GSA 2020 Connects Online

Paper No. 82-10
Presentation Time: 4:05 PM

TEMPORAL VARIABILITY OF PHOSPHORUS IN GROUNDWATER IN AN ALLUVIAL RIPARIAN ZONE


WANG, Shuyang1, ROY, James W.2, POWER, Chris1, SCHNEIDEWIND, Uwe1 and ROBINSON, Clare E.1, (1)Civil and Environmental Engineering, Western University, 1151 Richmond St, London, ON N6A 3K7, Canada, (2)Water Science and Technology Directorate, Environment and Climate Change Canada, 867 Lakeshore Rd, Burlington, ON L7S1A1, Canada; Civil and Environmental Engineering, Western University, 1151 Richmond St, London, ON N6A 3K7, Canada

Eutrophication and algal blooms caused by excessive phosphorus (P) loads is a major issue for freshwaters worldwide. Recent studies indicate riparian zones, a best management practice intended to reduce P loads to surface waters, only act as temporary P storage zones where P can be remobilized in the groundwater and delivered to streams under certain hydrological conditions (e.g. seasonal water table fluctuations).
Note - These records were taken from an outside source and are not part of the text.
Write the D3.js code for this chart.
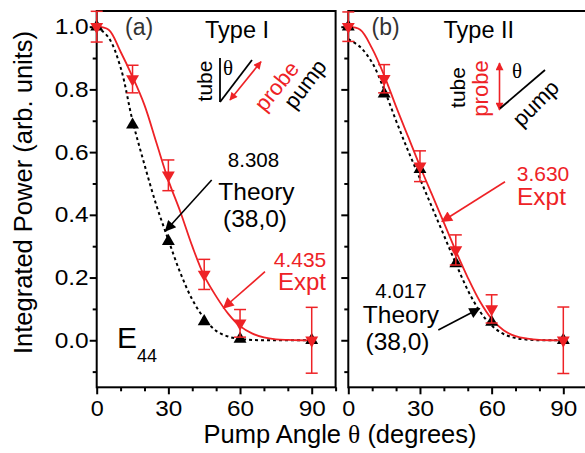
<!DOCTYPE html>
<html><head><meta charset="utf-8">
<script src="https://cdn.jsdelivr.net/npm/d3@7"></script>
<style>
html,body{margin:0;padding:0;background:#fff;}
svg{display:block;font-family:"Liberation Sans",Arial,Helvetica,sans-serif;}
</style></head><body>
<svg id="chart" width="585" height="453"></svg>
<script>
// ---- data ----
const angles = [0, 15, 30, 45, 60, 90];
const exptA = [1.0, 0.833, 0.526, 0.21, 0.054, 0.0];
const exptAErr = [0.049, 0.044, 0.049, 0.048, 0.044, 0.105];
const theoryA = [1.0, 0.687, 0.316, 0.06, 0.004, 0.0];
const exptB = [1.0, 0.834, 0.555, 0.288, 0.100, 0.0];
const exptBErr = [0.047, 0.045, 0.049, 0.048, 0.045, 0.106];
const theoryB = [1.0, 0.786, 0.545, 0.245, 0.058, 0.0];

const fitAngles = [0,5,10,15,20,25,30,35,40,45,50,55,60,65,70,75,80,85,90];
const fitExptA   = [1.0,0.99,0.92,0.84,0.75,0.63,0.51,0.41,0.30,0.205,0.14,0.085,0.045,0.022,0.009,0.003,0.001,0.0,0.0];
const fitTheoryA = [1.0,0.965,0.87,0.70,0.56,0.43,0.32,0.215,0.13,0.07,0.03,0.012,0.004,0.001,0.0,0.0,0.0,0.0,0.0];
const fitExptB   = [1.0,0.99,0.93,0.845,0.745,0.65,0.555,0.465,0.375,0.285,0.2,0.125,0.068,0.032,0.013,0.005,0.001,0.0,0.0];
const fitTheoryB = [0.96,0.935,0.885,0.80,0.70,0.605,0.515,0.425,0.335,0.245,0.16,0.093,0.047,0.02,0.007,0.002,0.0,0.0,0.0];

const xMajor = [0, 30, 60, 90];
const xMinor = [10, 20, 40, 50, 70, 80, 100];
const yMajor = [0.0, 0.2, 0.4, 0.6, 0.8, 1.0];
const yMinor = [-0.1, 0.1, 0.3, 0.5, 0.7, 0.9];

// ---- layout ----
const RED = "#ee2226";
const svg = d3.select("#chart");
const yTop = 11, yBot = 387.3;
const y = d3.scaleLinear().domain([-0.15, 1.05]).range([yBot, yTop]);

const defs = svg.append("defs");
function mk(id, color, w, h) {
  defs.append("marker").attr("id", id).attr("viewBox", "0 0 10 10")
    .attr("refX", 9).attr("refY", 5).attr("markerUnits", "userSpaceOnUse")
    .attr("markerWidth", w).attr("markerHeight", h).attr("orient", "auto-start-reverse")
    .append("path").attr("d", "M0,0 L10,5 L0,10 z").attr("fill", color);
}
mk("ahBlack", "#000", 14, 11);
mk("ahRed", RED, 14, 11);
mk("ahRedS", RED, 9, 8);

const panels = [
  {x0: 96.7, x1: 335.6, expt: exptA, err: exptAErr, theory: theoryA, fitE: fitExptA, fitT: fitTheoryA, labels: true},
  {x0: 348.3, x1: 587.2, expt: exptB, err: exptBErr, theory: theoryB, fitE: fitExptB, fitT: fitTheoryB, labels: false}
];

panels.forEach(p => {
  const x = d3.scaleLinear().domain([0, 100]).range([p.x0, p.x1]);
  p.x = x;
  const g = svg.append("g");

  // axes
  const xa = g.append("g").attr("transform", `translate(0,${yBot})`)
    .call(d3.axisBottom(x).tickValues(xMajor).tickSize(7).tickPadding(6).tickSizeOuter(0).tickFormat(d3.format("d")));
  const xm = g.append("g").attr("transform", `translate(0,${yBot})`)
    .call(d3.axisBottom(x).tickValues(xMinor).tickSize(4).tickSizeOuter(0).tickFormat(""));
  const ya = g.append("g").attr("transform", `translate(${p.x0},0)`)
    .call(d3.axisLeft(y).tickValues(yMajor).tickSize(7).tickPadding(1).tickSizeOuter(0)
      .tickFormat(p.labels ? d3.format(".1f") : ""));
  const ym = g.append("g").attr("transform", `translate(${p.x0},0)`)
    .call(d3.axisLeft(y).tickValues(yMinor).tickSize(4).tickSizeOuter(0).tickFormat(""));
  [xa, xm, ya, ym].forEach(a => {
    a.select(".domain").remove();
    a.selectAll("line").attr("stroke", "#000").attr("stroke-width", 2);
    a.selectAll("text").attr("font-size", 21.5).attr("fill", "#000")
      .attr("font-family", '"Liberation Sans",Arial,sans-serif');
  });
  xa.selectAll("text").attr("lengthAdjust", "spacingAndGlyphs")
    .attr("textLength", d => (String(d).length === 1 ? 13 : 27));
  if (p.labels) {
    ya.selectAll("text").attr("lengthAdjust", "spacingAndGlyphs").attr("textLength", 34);
  }

  // frame
  g.append("rect").attr("x", p.x0).attr("y", yTop).attr("width", p.x1 - p.x0).attr("height", yBot - yTop)
    .attr("fill", "none").attr("stroke", "#000").attr("stroke-width", 2);

  const line = d3.line().x((d, i) => x(fitAngles[i])).y(d => y(d)).curve(d3.curveCatmullRom);
  // theory fit (dotted)
  g.append("path").datum(p.fitT).attr("d", line).attr("fill", "none")
    .attr("stroke", "#000").attr("stroke-width", 2).attr("stroke-dasharray", "3,3");
  // expt fit (solid red)
  g.append("path").datum(p.fitE).attr("d", line).attr("fill", "none")
    .attr("stroke", RED).attr("stroke-width", 1.8);

  // theory markers (black up triangles)
  const tri = d3.symbol().type(d3.symbolTriangle).size(72);
  g.selectAll(".th").data(p.theory).enter().append("path")
    .attr("d", tri).attr("fill", "#000")
    .attr("transform", (d, i) => `translate(${x(angles[i])},${y(d)})`);

  // error bars
  const eb = g.selectAll(".eb").data(p.expt).enter().append("g");
  eb.append("line").attr("x1", (d, i) => x(angles[i])).attr("x2", (d, i) => x(angles[i]))
    .attr("y1", (d, i) => y(d + p.err[i])).attr("y2", (d, i) => y(d - p.err[i]))
    .attr("stroke", RED).attr("stroke-width", 1.5);
  [1, -1].forEach(s => {
    eb.append("line").attr("x1", (d, i) => x(angles[i]) - 6).attr("x2", (d, i) => x(angles[i]) + 6)
      .attr("y1", (d, i) => y(d + s * p.err[i])).attr("y2", (d, i) => y(d + s * p.err[i]))
      .attr("stroke", RED).attr("stroke-width", 1.5);
  });
  // expt markers (red down triangles)
  g.selectAll(".ex").data(p.expt).enter().append("path")
    .attr("d", tri).attr("fill", RED)
    .attr("transform", (d, i) => `translate(${x(angles[i])},${y(d)}) rotate(180)`);
});

// ---- text helpers ----
function txt(t, x, yy, size, color, anchor) {
  return svg.append("text").attr("x", x).attr("y", yy).attr("font-size", size)
    .attr("fill", color || "#000").attr("text-anchor", anchor || "start").text(t);
}
function rtxt(t, cx, cy, ang, size, color) {
  return svg.append("text").attr("transform", `translate(${cx},${cy}) rotate(${ang})`)
    .attr("text-anchor", "middle").attr("dy", "0.35em").attr("font-size", size)
    .attr("fill", color).text(t);
}
function arrow(x1, y1, x2, y2, color, mid, both) {
  const l = svg.append("line").attr("x1", x1).attr("y1", y1).attr("x2", x2).attr("y2", y2)
    .attr("stroke", color).attr("stroke-width", 1.6).attr("marker-end", `url(#${mid})`);
  if (both) l.attr("marker-start", `url(#${mid})`);
}

// axis titles
svg.append("text").attr("transform", "translate(31.5,192.5) rotate(-90)")
  .attr("text-anchor", "middle").attr("font-size", 25.5).text("Integrated Power (arb. units)");
const xt = svg.append("text").attr("x", 340).attr("y", 443.3).attr("text-anchor", "middle").attr("font-size", 25.5);
xt.append("tspan").text("Pump Angle ");
xt.append("tspan").attr("font-family", '"Liberation Serif","Times New Roman",serif').text("θ");
xt.append("tspan").text(" (degrees)");

// panel (a)
txt("(a)", 125, 35, 23, "#333");
txt("Type I", 205, 37.5, 23.5, "#000");
svg.append("text").attr("transform", "translate(212,81) rotate(-90)").attr("text-anchor", "middle")
  .attr("font-size", 21).text("tube");
svg.append("line").attr("x1", 220).attr("y1", 58).attr("x2", 220).attr("y2", 102).attr("stroke", "#000").attr("stroke-width", 1.8);
svg.append("line").attr("x1", 220).attr("y1", 102).attr("x2", 252).attr("y2", 60).attr("stroke", "#000").attr("stroke-width", 1.8);
svg.append("text").attr("x", 223).attr("y", 75).attr("font-size", 21)
  .attr("font-family", '"Liberation Serif","Times New Roman",serif').text("θ");
arrow(230, 100, 261, 61.7, RED, "ahRedS", true);
rtxt("probe", 276.5, 86, -51, 22, RED);
rtxt("pump", 305, 84, -53, 22, "#000");

txt("8.308", 253.5, 166.5, 20.5, "#000", "middle");
txt("Theory", 256.5, 200, 24.5, "#000", "middle");
txt("(38,0)", 255, 226.5, 24.5, "#000", "middle");
arrow(211.7, 180, 165.5, 231, "#000", "ahBlack");
txt("4.435", 300, 266.5, 21, RED, "middle");
txt("Expt", 302, 290, 24, RED, "middle");
arrow(265, 271.7, 223.5, 308, RED, "ahRed");
const e44 = svg.append("text").attr("x", 117).attr("y", 348.3).attr("font-size", 30);
e44.append("tspan").text("E");
e44.append("tspan").attr("font-size", 18).attr("dy", 14).text("44");

// panel (b)
txt("(b)", 371.5, 35, 23, "#333");
txt("Type II", 443.5, 37.5, 23.5, "#000");
svg.append("text").attr("transform", "translate(465,87.5) rotate(-90)").attr("text-anchor", "middle")
  .attr("font-size", 21).text("tube");
svg.append("text").attr("transform", "translate(488,88.5) rotate(-90)").attr("text-anchor", "middle")
  .attr("font-size", 22).attr("fill", RED).text("probe");
arrow(499.5, 110, 499.5, 63, RED, "ahRedS", true);
svg.append("line").attr("x1", 500).attr("y1", 108.5).attr("x2", 545).attr("y2", 70).attr("stroke", "#000").attr("stroke-width", 1.8);
svg.append("text").attr("x", 512).attr("y", 78).attr("font-size", 21)
  .attr("font-family", '"Liberation Serif","Times New Roman",serif').text("θ");
rtxt("pump", 535.5, 103, -45, 22, "#000");

txt("3.630", 543, 180.5, 21, RED, "middle");
txt("Expt", 541.5, 205, 24.5, RED, "middle");
arrow(505, 181.7, 442, 221.5, RED, "ahRed");
txt("4.017", 401, 298.3, 20.5, "#000", "middle");
txt("Theory", 401, 323.3, 24.5, "#000", "middle");
txt("(38,0)", 397.5, 350, 24.5, "#000", "middle");
arrow(438.3, 330, 479.5, 308.5, "#000", "ahBlack");
</script>
</body></html>
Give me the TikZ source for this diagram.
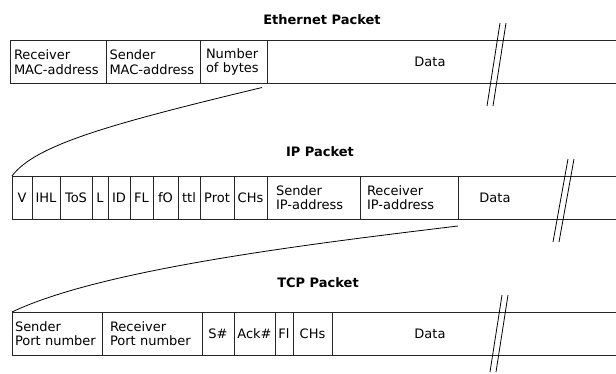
\documentclass[tikz,border=0pt]{standalone}
\usepackage{fontspec}
\setmainfont{DejaVu Sans}
\usetikzlibrary{positioning}

\tikzset{
  field/.style={draw=black!85, line width=1pt, minimum height=43pt, inner sep=0pt,
    outer sep=0pt, align=left, font=\fontsize{13}{14.5}\selectfont},
  rest/.style={field, draw=none},
  edge/.style={draw=black!85, line width=1pt},
  title/.style={font=\fontsize{13}{14.5}\selectfont\bfseries},
  cut/.style={line width=0.8pt},
  link/.style={line width=0.8pt}
}

\begin{document}
\begin{tikzpicture}[x=1pt, y=-1pt]
  \useasboundingbox (0,0) rectangle (616,373);
  \coordinate (rim) at (616,0);

  % Ethernet
  \node[title] (ethtitle) at (322,20) {Ethernet Packet};
  \node[field, minimum width=96pt, text width=88pt, anchor=west] (ethrecv) at (10,62) {Receiver\\MAC-address};
  \node[field, minimum width=94pt, text width=87pt, right=0pt of ethrecv] (ethsend) {Sender\\MAC-address};
  \node[field, minimum width=67pt, text width=55pt, right=0pt of ethsend] (ethlen) {Number\\of bytes};
  \node[rest, minimum width=326pt, right=0pt of ethlen] (ethdata) {Data};
  \draw[edge] (ethdata.north west) -- (ethdata.north west -| rim)
              (ethdata.south west) -- (ethdata.south west -| rim);
  \draw[cut] (500,23) -- (487,106) (506,23) -- (493,106);

  % IP
  \node[title] (iptitle) at (320,152) {IP Packet};
  \node[field, minimum width=20pt, anchor=west] (ipv) at (12,197.5) {V};
  \node[field, minimum width=28pt, right=0pt of ipv] (ipihl) {IHL};
  \node[field, minimum width=32pt, right=0pt of ipihl] (iptos) {ToS};
  \node[field, minimum width=16pt, right=0pt of iptos] (ipl) {L};
  \node[field, minimum width=22pt, right=0pt of ipl] (ipid) {ID};
  \node[field, minimum width=23pt, right=0pt of ipid] (ipfl) {FL};
  \node[field, minimum width=25pt, right=0pt of ipfl] (ipfo) {fO};
  \node[field, minimum width=22pt, right=0pt of ipfo] (ipttl) {ttl};
  \node[field, minimum width=34pt, right=0pt of ipttl] (ipprot) {Prot};
  \node[field, minimum width=33pt, right=0pt of ipprot] (ipchs) {CHs};
  \node[field, minimum width=93pt, text width=75pt, right=0pt of ipchs] (ipsend) {Sender\\IP-address};
  \node[field, minimum width=98pt, text width=84pt, right=0pt of ipsend] (iprecv) {Receiver\\IP-address};
  \node[rest, minimum width=74pt, right=0pt of iprecv] (ipdata) {Data};
  \draw[edge] (ipdata.north west) -- (ipdata.north west -| rim)
              (ipdata.south west) -- (ipdata.south west -| rim);
  \draw[cut] (568,159) -- (553,242) (574,159) -- (559,242);

  % TCP
  \node[title] (tcptitle) at (318,283) {TCP Packet};
  \node[field, minimum width=90pt, text width=84pt, anchor=west] (tcpsend) at (12,333.5) {Sender\\Port number};
  \node[field, minimum width=100pt, text width=84pt, right=0pt of tcpsend] (tcprecv) {Receiver\\Port number};
  \node[field, minimum width=32pt, right=0pt of tcprecv] (tcpseq) {S\#};
  \node[field, minimum width=41pt, right=0pt of tcpseq] (tcpack) {Ack\#};
  \node[field, minimum width=18pt, right=0pt of tcpack] (tcpfl) {Fl};
  \node[field, minimum width=39pt, right=0pt of tcpfl] (tcpchs) {CHs};
  \node[rest, minimum width=196pt, right=0pt of tcpchs] (tcpdata) {Data};
  \draw[edge] (tcpdata.north west) -- (tcpdata.north west -| rim)
              (tcpdata.south west) -- (tcpdata.south west -| rim);
  \draw[cut] (502,295) -- (490,372) (508,295) -- (496,372);

  % Links
  \draw[link] ([shift={(-5,4)}]ethlen.south east)
    .. controls (110,124) and (35,145) .. (ipv.north west);
  \draw[link] ([shift={(0,7)}]iprecv.south east)
    .. controls (300,245) and (100,270) .. (tcpsend.north west);
\end{tikzpicture}
\end{document}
Prior studies that have observed “hot moments” of subsurface P release have focused on riparian zones that are predominately waterlogged with high organic content soil. It is unclear if this also occurs in alluvial riparian zones with comparatively deeper water tables and lower organic content soil. The objective of this study was to investigate the fate of subsurface P in an alluvial riparian zone and its potential delivery to Kintore Creek, an agricultural stream in the Lake Erie Basin, Ontario, across all four seasons. Electrical resistivity geophysical surveys provided high resolution subsurface characterization across the riparian zone. Groundwater samples have been collected since May 2019 from a network of piezometers and macro-rhizon samplers. Preliminary data from May 2019 to June 2020 show groundwater in the riparian zone generally has low soluble reactive phosphorus (SRP) concentrations (mean = 22 μg/L as P), likely due to the association of P with mineral phases (through mineralization or sorption). SRP in all piezometers consistently increased from May 2019 to October 2019, followed by a decrease in concentration through to January 2020. High SRP concentrations (SRP > 100 μg/L as P) were intermittently observed at select piezometers, but no clear spatial patterns or relationship to water table fluctuations was found. It is possible the overall low SRP observed is due to the more oxic subsurface environments in alluvial riparian zones compared to those with prolonged waterlogged conditions. Continued monitoring will focus on examining the potential mobilization of SRP in the shallow groundwater and unsaturated zone in the riparian zone with this information needed to determine the long-term effectiveness of alluvial riparian zones in limiting P loads to streams.